There was sufficient reason to expect a violent response from the East German government, which had little chance of surviving the changes, and a good chance the people might bend or break under the assault. Yet neither of those things happened, and the documentary explains why. In the weeks before the fall of the Berlin Wall, the cops and the people on the street had begun to recognize each other in the dark. In that recognition, the government and its violence dissolved. When the moment of truth came, the East German leadership chose to defend itself by peaceful means, and the East German people decided that movement alone—mobility—was their greatest weapon.

By and large, throughout Eastern Europe, countries and peoples followed that example, and they did so, in large part, because there was an example to follow. The East Germans set it.
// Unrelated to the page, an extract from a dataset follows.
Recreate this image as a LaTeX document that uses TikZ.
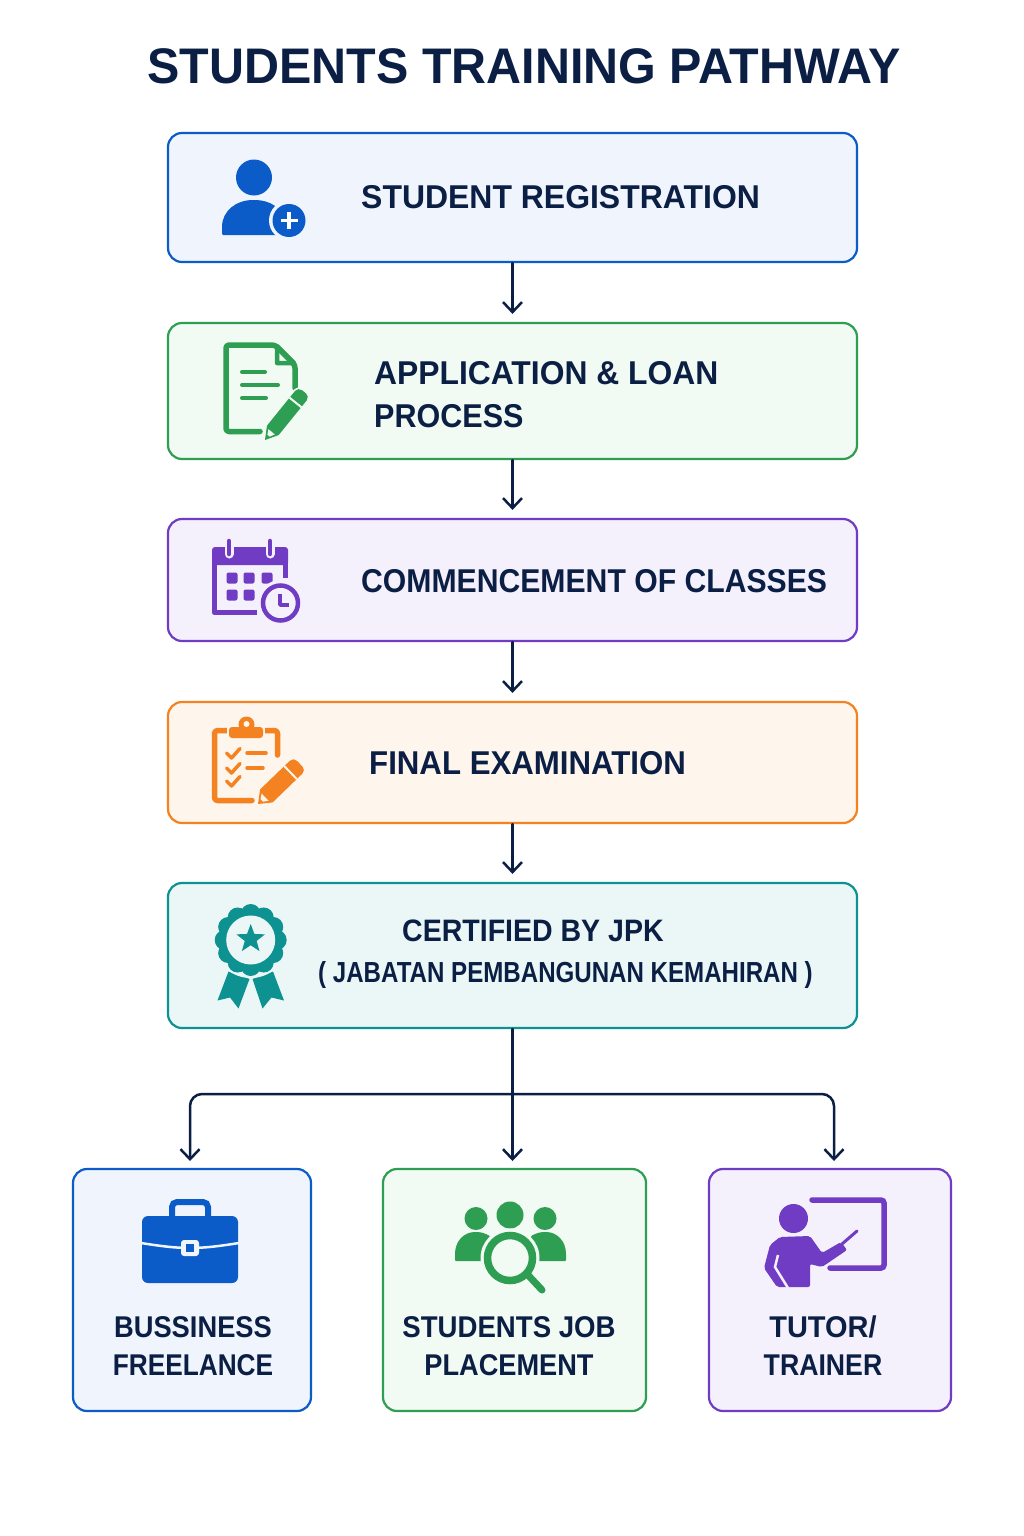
\documentclass[tikz,border=0pt]{standalone}
\usepackage{fontspec}
\usepackage{graphicx}
\setmainfont{Liberation Sans}
\newfontfamily\narrowfont[FakeStretch=0.85]{Liberation Sans}
\usetikzlibrary{arrows.meta, shapes.geometric}

\definecolor{navy}{HTML}{0B1F45}
\definecolor{blueline}{HTML}{0B5CC9}
\definecolor{bluefill}{HTML}{F0F5FD}
\definecolor{greenline}{HTML}{2E9E52}
\definecolor{greenfill}{HTML}{F1FAF3}
\definecolor{purpleline}{HTML}{6F3CC3}
\definecolor{purplefill}{HTML}{F5F1FC}
\definecolor{orangeline}{HTML}{F58220}
\definecolor{orangefill}{HTML}{FEF5EC}
\definecolor{tealline}{HTML}{0E9191}
\definecolor{tealfill}{HTML}{EBF7F7}

\newcommand{\squeeze}[2]{\scalebox{#1}[1]{#2}}

\tikzset{
  card/.style 2 args={draw=#1, fill=#2, line width=2.2, rounded corners=14, inner sep=0},
  label/.style={text=navy, inner sep=0, font=\bfseries\fontsize{33}{43}\selectfont},
  smalllabel/.style={label, align=center, font=\bfseries\fontsize{30}{38}\selectfont},
  flow/.style={draw=navy, line width=2.5, line cap=round, -{Straight Barb[length=10pt,width=19pt]}, shorten >=8pt},
  pics/pencil/.style n args={4}{code={
    \path[fill=#3, preaction={draw=#4, line width=3.5}] (0,0) -- (#1*0.2,#2) -- (#1-5,#2) arc[start angle=90,end angle=0,radius=5] -- (#1,5-#2)
      arc[start angle=0,end angle=-90,radius=5] -- (#1*0.2,-#2) -- cycle;
    \fill[#4] (#1*0.09,#2*0.2) -- (#1*0.17,#2*0.55) -- (#1*0.17,-#2*0.55) -- (#1*0.09,-#2*0.2) -- cycle;
    \draw[#4, line width=2] (#1*0.78,#2) -- (#1*0.78,-#2);
  }}
}

\begin{document}
\begin{tikzpicture}[x=1pt,y=-1pt]
\useasboundingbox (0,0) rectangle (1024,1536);
\fill[white] (0,0) rectangle (1024,1536);

\node[text=navy, font=\bfseries\fontsize{50}{50}\selectfont] (title) at (524,66) {\squeeze{.969}{STUDENTS TRAINING PATHWAY}};

% main boxes
\node[card={blueline}{bluefill}, minimum width=689, minimum height=129] (reg) at (512.5,197.5) {};
\node[card={greenline}{greenfill}, minimum width=689, minimum height=136] (app) at (512.5,391) {};
\node[card={purpleline}{purplefill}, minimum width=689, minimum height=122] (comm) at (512.5,580) {};
\node[card={orangeline}{orangefill}, minimum width=689, minimum height=121] (exam) at (512.5,762.5) {};
\node[card={tealline}{tealfill}, minimum width=689, minimum height=145] (cert) at (512.5,955.5) {};

% bottom boxes
\node[card={blueline}{bluefill}, minimum width=238, minimum height=242] (biz) at (192,1290) {};
\node[card={greenline}{greenfill}, minimum width=263, minimum height=242] (job) at (514.5,1290) {};
\node[card={purpleline}{purplefill}, minimum width=242, minimum height=242] (tutor) at (830,1290) {};

% labels
\node[label, anchor=west] (regtext) at (361,197) {\squeeze{.968}{STUDENT REGISTRATION}};
\node[label, anchor=west, align=left] (apptext) at (374,395) {\squeeze{.964}{APPLICATION \& LOAN}\\\squeeze{.925}{PROCESS}};
\node[label, anchor=west] (commtext) at (361,581) {\squeeze{.914}{COMMENCEMENT OF CLASSES}};
\node[label, anchor=west] (examtext) at (369,763) {\squeeze{.946}{FINAL EXAMINATION}};
\node[label, anchor=west, font=\bfseries\fontsize{31}{43}\selectfont] (certtext) at (402,931) {\squeeze{.92}{CERTIFIED BY JPK}};
\node[label, anchor=west, font=\narrowfont\bfseries\fontsize{29}{34}\selectfont] (jpktext) at (318,975) {\squeeze{.978}{( JABATAN PEMBANGUNAN KEMAHIRAN )}};
\node[smalllabel] (biztext) at (193,1346) {\squeeze{.91}{BUSSINESS}\\\squeeze{.875}{FREELANCE}};
\node[smalllabel] (jobtext) at (509,1346) {\squeeze{.92}{STUDENTS JOB}\\\squeeze{.906}{PLACEMENT}};
\node[smalllabel] (tutortext) at (823,1346) {\squeeze{.965}{TUTOR/}\\\squeeze{.889}{TRAINER}};

% connectors
\coordinate (split) at (512.5,1094);
\coordinate (bizin) at (190,1169);
\coordinate (jobin) at (512.5,1169);
\coordinate (tutorin) at (834,1169);
\draw[flow] (reg) -- (app);
\draw[flow] (app) -- (comm);
\draw[flow] (comm) -- (exam);
\draw[flow] (exam) -- (cert);
\draw[flow] (cert.south) -- (jobin);
\draw[flow, rounded corners=12] (split) -| (bizin);
\draw[flow, rounded corners=12] (split) -| (tutorin);

% person icon
\fill[blueline] (254,177.5) circle[radius=18];
\fill[blueline, rounded corners=1] (222,235) -- (222,228) .. controls (222,211) and (236,200) .. (254,200)
  .. controls (270,200) and (282,208) .. (286,222) -- (286,235) -- cycle;
\fill[bluefill] (289,220.5) circle[radius=20];
\fill[blueline] (289,220.5) circle[radius=16.5];
\draw[white, line width=3.5] (280.5,220.5) -- (297.5,220.5) (289,212) -- (289,229);

% document icon
\draw[greenline, line width=5.5, line join=round, line cap=round, rounded corners=3] (260,431.5) -- (226,431.5) -- (226,345) -- (275,345) -- (295,365) -- (295,388);
\draw[greenline, line width=4.5, line join=round] (277,346) -- (277,363) -- (294,363) -- cycle;
\draw[greenline, line width=4, line cap=round] (242,372) -- (265,372) (242,385) -- (278,385) (242,398) -- (266,398);
\pic[rotate=51] at (265,440) {pencil={62}{7.5}{greenline}{greenfill}};

% calendar icon
\draw[purpleline, line width=5.5, line join=round] (257,612.5) -- (214.5,612.5) -- (214.5,560) (285.5,560) -- (285.5,578);
\fill[purpleline, rounded corners=3] (212,565) -- (212,547) -- (288,547) -- (288,565) -- cycle;
\foreach \ringx in {229,270} {
  \draw[purplefill, line width=9, line cap=round] (\ringx,541) -- (\ringx,554);
  \draw[purpleline, line width=4.5, line cap=round] (\ringx,541) -- (\ringx,554);
}
\foreach \dayx/\dayy in {232/578, 249/578, 267/578, 232/595, 249/595} {
  \fill[purpleline, rounded corners=2] (\dayx-5.5,\dayy-5.5) rectangle (\dayx+5.5,\dayy+5.5);
}
\fill[purplefill] (280.5,603) circle[radius=23];
\draw[purpleline, line width=4.5] (280.5,603) circle[radius=17.5];
\draw[purpleline, line width=3.5, line join=round] (280,594) -- (280,605) -- (289,605);

% clipboard icon
\draw[orangeline, line width=5.5, line join=round, line cap=round, rounded corners=3] (252,800.5) -- (214.5,800.5) -- (214.5,730.5) -- (277.5,730.5) -- (277.5,755);
\fill[orangefill] (227,725) rectangle (265,742);
\fill[orangeline, rounded corners=3] (229,727) rectangle (263,738);
\fill[orangeline] (246.5,724.5) circle[radius=8];
\fill[orangefill] (246.5,724) circle[radius=3];
\foreach \rowy in {0,15,28} {
  \draw[orangeline, line width=3.5, line cap=round, line join=round] (226.5,753+\rowy) -- (231.5,758+\rowy) -- (240,748.5+\rowy);
}
\draw[orangeline, line width=3.5, line cap=round] (247,753) -- (266,753) (247,768) -- (263,768);
\pic[rotate=44] at (258,804) {pencil={58}{9}{orangeline}{orangefill}};

% medal icon
\fill[tealline] (228.5,971.5) -- (249.5,979) -- (238.5,1008.5) -- (230,997.5) -- (217.5,1000.5) -- cycle;
\fill[tealline] (273,971.5) -- (252.5,979) -- (262.5,1008.5) -- (271.5,997.5) -- (284,1000.5) -- cycle;
\fill[tealfill] (250.7,940) circle[radius=38];
\fill[tealline] (250.7,940) circle[radius=32];
\foreach \bump in {0,30,...,330} {
  \fill[tealline] (250.7,940) ++(\bump:26) circle[radius=10];
}
\fill[tealfill] (250.7,940) circle[radius=24.5];
\node[star, star points=5, star point ratio=2.4, fill=tealline, inner sep=0, minimum size=30] (medalstar) at (250.7,939) {};

% briefcase icon
\draw[blueline, line width=6, rounded corners=5] (172,1218) -- (172,1202) -- (208,1202) -- (208,1218);
\fill[blueline, rounded corners=6] (142,1216) rectangle (238,1283);
\draw[bluefill, line width=2.5] (141,1243) .. controls (160,1246) and (175,1248) .. (190,1248) .. controls (205,1248) and (220,1246) .. (239,1243);
\fill[bluefill, rounded corners=3] (181,1240) rectangle (199,1256);
\fill[blueline] (186,1244) rectangle (194,1252);

% group icon
\fill[greenline] (476,1218.5) circle[radius=11.5];
\fill[greenline] (510,1215) circle[radius=13.5];
\fill[greenline] (545,1218.5) circle[radius=11.5];
\fill[greenline, rounded corners=1] (455,1261) -- (455,1255) .. controls (455,1241) and (464,1232) .. (476,1232) .. controls (482,1232) and (486,1234) .. (490,1236) -- (490,1261) -- cycle;
\fill[greenline, rounded corners=1] (566,1261) -- (566,1255) .. controls (566,1241) and (557,1232) .. (545,1232) .. controls (539,1232) and (535,1234) .. (531,1236) -- (531,1261) -- cycle;
\fill[greenfill] (510,1258) circle[radius=29.5];
\draw[greenline, line width=7.5] (510,1258) circle[radius=22.5];
\draw[greenline, line width=7, line cap=round] (528,1275) -- (542,1290);

% trainer icon
\fill[purpleline] (793.5,1218.5) circle[radius=14.5];
\draw[purpleline, line width=5.5, line cap=round, rounded corners=3] (812,1200) -- (884,1200) -- (884,1268) -- (830,1268);
\fill[purpleline, rounded corners=2] (780,1237) -- (810,1236) -- (822,1253) -- (841,1242) -- (847,1250) -- (822,1267) -- (810,1264) -- (810,1287) -- (777,1287) -- (764,1268) -- (770,1245) -- cycle;
\draw[purplefill, line width=2.5] (778,1255) -- (775,1267) -- (788,1288);
\draw[purpleline, line width=3, line cap=round] (842,1244) -- (857,1231);
\end{tikzpicture}
\end{document}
In the twenty years since, we haven’t seen much to compare. We’ve seen countries blown apart by civil war, ethnic cleansing in the Balkans, genocide in Africa. We’ve seen repression and murder of the press in Russia, spectacular acts of terrorism around the world, foreign invasion and occupation in the Middle East and South Asia. The hope of 1989 has come to seem vain, almost naive.

Here’s the thing to remember. It did back then, too. Hope, and its warriors, always seem naive. They always stack up unfavorably against the cynical conventions of any given moment. When hope does prevail, in the form of justice, relief and peace, and throughout history, time and again, it has, it’s because people didn’t bother to question its value. They acted upon its power and trusted to the fortunes of the day.